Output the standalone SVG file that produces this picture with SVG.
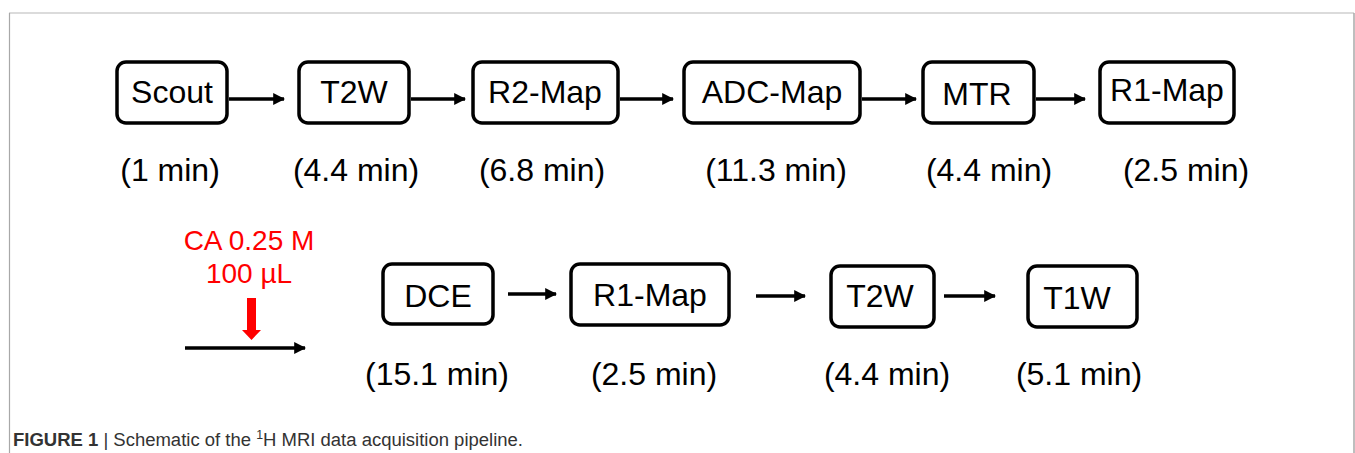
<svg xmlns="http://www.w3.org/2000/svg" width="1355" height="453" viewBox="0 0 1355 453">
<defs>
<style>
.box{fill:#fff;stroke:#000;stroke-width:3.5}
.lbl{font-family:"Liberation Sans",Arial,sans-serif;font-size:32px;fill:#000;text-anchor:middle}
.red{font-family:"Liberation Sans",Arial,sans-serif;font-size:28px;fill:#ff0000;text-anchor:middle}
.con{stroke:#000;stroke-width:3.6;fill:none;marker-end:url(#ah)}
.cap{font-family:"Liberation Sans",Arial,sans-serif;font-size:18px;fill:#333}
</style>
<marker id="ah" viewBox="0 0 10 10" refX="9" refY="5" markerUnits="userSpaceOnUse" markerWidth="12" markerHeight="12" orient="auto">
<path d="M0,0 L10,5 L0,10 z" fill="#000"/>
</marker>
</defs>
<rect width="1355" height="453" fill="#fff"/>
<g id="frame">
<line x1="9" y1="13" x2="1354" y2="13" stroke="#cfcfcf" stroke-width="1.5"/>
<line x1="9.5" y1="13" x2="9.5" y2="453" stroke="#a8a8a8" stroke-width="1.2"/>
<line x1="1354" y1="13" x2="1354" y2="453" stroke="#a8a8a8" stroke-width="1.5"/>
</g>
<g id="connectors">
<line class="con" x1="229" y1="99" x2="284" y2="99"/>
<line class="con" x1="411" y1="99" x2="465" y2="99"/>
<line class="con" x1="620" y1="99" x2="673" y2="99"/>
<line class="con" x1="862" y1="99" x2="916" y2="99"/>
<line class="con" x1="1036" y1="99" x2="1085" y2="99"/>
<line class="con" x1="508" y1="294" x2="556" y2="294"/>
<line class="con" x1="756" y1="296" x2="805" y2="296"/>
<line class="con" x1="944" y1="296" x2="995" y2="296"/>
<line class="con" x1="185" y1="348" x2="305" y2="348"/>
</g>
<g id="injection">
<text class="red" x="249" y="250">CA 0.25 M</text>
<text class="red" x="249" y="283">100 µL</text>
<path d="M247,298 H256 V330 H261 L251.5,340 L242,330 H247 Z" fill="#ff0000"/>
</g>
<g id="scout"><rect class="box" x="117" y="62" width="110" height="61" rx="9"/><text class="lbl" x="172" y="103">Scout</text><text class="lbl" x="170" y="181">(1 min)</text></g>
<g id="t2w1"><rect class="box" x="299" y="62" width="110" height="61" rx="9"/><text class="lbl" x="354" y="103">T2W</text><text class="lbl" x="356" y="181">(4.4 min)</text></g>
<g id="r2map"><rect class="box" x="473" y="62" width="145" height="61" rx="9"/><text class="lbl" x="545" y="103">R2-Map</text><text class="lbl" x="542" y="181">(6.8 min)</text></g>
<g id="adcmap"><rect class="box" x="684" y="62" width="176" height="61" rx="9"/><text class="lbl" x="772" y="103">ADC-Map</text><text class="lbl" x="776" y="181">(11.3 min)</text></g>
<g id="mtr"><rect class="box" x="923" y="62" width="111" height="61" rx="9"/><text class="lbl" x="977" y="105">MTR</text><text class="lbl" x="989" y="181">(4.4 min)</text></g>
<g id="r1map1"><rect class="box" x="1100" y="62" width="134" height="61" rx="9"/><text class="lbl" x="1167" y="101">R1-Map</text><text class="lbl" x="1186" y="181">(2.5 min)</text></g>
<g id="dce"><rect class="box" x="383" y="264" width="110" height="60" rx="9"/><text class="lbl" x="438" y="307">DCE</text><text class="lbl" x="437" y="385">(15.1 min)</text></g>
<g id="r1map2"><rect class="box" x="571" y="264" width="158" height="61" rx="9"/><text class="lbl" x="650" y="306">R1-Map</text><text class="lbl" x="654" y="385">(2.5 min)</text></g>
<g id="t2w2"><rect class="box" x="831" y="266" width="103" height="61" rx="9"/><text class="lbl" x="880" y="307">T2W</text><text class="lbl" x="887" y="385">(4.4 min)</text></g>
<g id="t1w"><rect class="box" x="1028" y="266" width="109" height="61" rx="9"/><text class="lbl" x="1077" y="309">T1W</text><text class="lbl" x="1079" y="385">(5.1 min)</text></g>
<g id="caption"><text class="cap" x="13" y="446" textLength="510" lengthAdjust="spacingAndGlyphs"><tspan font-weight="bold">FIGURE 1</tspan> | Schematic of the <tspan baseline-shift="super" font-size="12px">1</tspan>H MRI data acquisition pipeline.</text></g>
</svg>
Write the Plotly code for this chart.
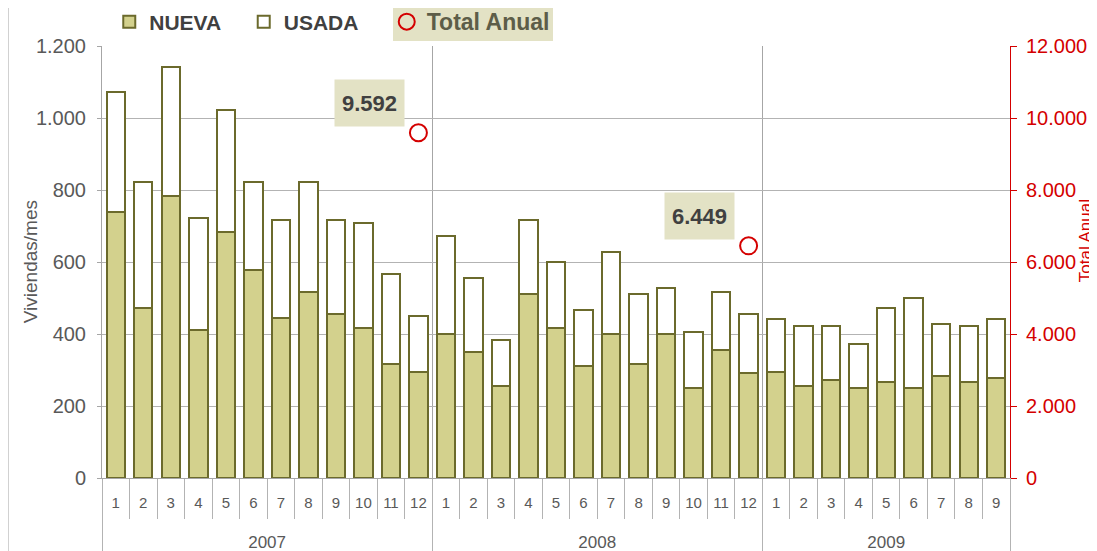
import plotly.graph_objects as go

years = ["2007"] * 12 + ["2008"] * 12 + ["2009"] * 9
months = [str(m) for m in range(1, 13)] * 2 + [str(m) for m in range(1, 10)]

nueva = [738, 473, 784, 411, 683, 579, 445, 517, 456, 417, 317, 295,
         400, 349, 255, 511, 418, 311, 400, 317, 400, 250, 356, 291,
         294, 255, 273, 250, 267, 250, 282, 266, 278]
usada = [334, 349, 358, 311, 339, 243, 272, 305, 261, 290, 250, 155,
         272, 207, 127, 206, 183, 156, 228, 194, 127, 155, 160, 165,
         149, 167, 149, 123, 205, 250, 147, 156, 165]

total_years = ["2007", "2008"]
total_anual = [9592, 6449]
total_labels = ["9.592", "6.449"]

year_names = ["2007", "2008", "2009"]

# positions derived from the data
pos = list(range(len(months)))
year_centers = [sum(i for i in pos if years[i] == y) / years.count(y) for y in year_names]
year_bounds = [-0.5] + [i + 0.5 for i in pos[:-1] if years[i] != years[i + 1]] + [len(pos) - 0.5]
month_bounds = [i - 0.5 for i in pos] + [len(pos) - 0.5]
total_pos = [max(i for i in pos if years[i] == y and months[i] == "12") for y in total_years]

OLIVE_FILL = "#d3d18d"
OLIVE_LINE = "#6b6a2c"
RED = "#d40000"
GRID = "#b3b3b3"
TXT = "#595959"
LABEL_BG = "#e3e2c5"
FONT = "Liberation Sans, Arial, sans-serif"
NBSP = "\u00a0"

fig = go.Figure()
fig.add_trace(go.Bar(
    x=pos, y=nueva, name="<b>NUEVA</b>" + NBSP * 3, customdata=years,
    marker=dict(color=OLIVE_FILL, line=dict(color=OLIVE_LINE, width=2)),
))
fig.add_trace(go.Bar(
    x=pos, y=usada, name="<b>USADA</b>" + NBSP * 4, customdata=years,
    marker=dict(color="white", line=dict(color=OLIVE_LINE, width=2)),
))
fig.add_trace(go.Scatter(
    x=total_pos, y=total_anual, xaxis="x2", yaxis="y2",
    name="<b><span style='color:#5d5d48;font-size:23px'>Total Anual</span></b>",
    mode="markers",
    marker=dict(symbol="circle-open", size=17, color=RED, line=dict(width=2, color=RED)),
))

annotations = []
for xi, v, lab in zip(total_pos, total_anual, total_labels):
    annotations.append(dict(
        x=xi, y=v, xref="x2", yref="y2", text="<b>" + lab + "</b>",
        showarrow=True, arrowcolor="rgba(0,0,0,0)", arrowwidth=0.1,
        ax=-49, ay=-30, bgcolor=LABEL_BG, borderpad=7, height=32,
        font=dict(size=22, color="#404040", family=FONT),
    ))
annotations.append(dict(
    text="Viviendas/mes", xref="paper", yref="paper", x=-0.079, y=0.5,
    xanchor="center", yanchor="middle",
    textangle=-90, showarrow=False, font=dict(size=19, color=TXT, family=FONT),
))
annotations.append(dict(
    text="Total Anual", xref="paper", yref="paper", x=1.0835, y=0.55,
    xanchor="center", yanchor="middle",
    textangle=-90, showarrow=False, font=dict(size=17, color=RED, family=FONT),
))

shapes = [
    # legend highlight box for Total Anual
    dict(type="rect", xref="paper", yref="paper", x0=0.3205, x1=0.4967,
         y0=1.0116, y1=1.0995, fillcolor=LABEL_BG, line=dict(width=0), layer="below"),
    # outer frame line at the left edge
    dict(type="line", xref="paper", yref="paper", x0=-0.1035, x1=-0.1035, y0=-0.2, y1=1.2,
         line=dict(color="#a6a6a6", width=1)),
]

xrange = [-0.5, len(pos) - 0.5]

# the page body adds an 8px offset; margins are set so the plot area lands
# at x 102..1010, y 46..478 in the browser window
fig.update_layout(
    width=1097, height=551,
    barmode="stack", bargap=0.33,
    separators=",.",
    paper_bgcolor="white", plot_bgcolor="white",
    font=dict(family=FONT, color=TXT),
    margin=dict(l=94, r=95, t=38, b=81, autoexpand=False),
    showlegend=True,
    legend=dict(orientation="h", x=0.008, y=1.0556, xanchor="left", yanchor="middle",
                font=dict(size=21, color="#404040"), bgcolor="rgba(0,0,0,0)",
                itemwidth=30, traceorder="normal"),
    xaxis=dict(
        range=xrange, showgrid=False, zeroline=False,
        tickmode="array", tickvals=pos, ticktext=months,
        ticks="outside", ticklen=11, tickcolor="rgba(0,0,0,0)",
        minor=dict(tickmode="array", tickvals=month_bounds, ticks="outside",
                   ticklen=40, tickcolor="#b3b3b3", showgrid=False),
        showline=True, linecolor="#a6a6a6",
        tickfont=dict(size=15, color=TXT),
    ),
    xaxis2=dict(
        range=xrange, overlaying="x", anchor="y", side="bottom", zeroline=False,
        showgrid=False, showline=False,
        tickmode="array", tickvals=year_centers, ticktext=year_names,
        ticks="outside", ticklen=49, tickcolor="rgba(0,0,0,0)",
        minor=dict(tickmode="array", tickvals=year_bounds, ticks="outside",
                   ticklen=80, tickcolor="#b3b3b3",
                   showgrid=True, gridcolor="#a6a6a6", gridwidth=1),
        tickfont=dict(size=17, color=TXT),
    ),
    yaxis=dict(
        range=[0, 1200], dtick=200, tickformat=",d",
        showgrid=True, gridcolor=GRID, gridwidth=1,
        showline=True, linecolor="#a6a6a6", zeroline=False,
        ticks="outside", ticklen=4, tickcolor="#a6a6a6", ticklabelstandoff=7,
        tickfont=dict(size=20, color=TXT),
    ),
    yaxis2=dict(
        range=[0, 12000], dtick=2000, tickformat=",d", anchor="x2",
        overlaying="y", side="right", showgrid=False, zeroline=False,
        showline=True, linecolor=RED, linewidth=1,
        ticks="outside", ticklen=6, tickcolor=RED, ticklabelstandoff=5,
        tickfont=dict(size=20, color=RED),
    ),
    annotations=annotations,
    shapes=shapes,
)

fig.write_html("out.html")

::::::::::

• OBJECTIVE
Find and count the lines of the data that include the string "this", and report that figure by itself.

• RESULT
2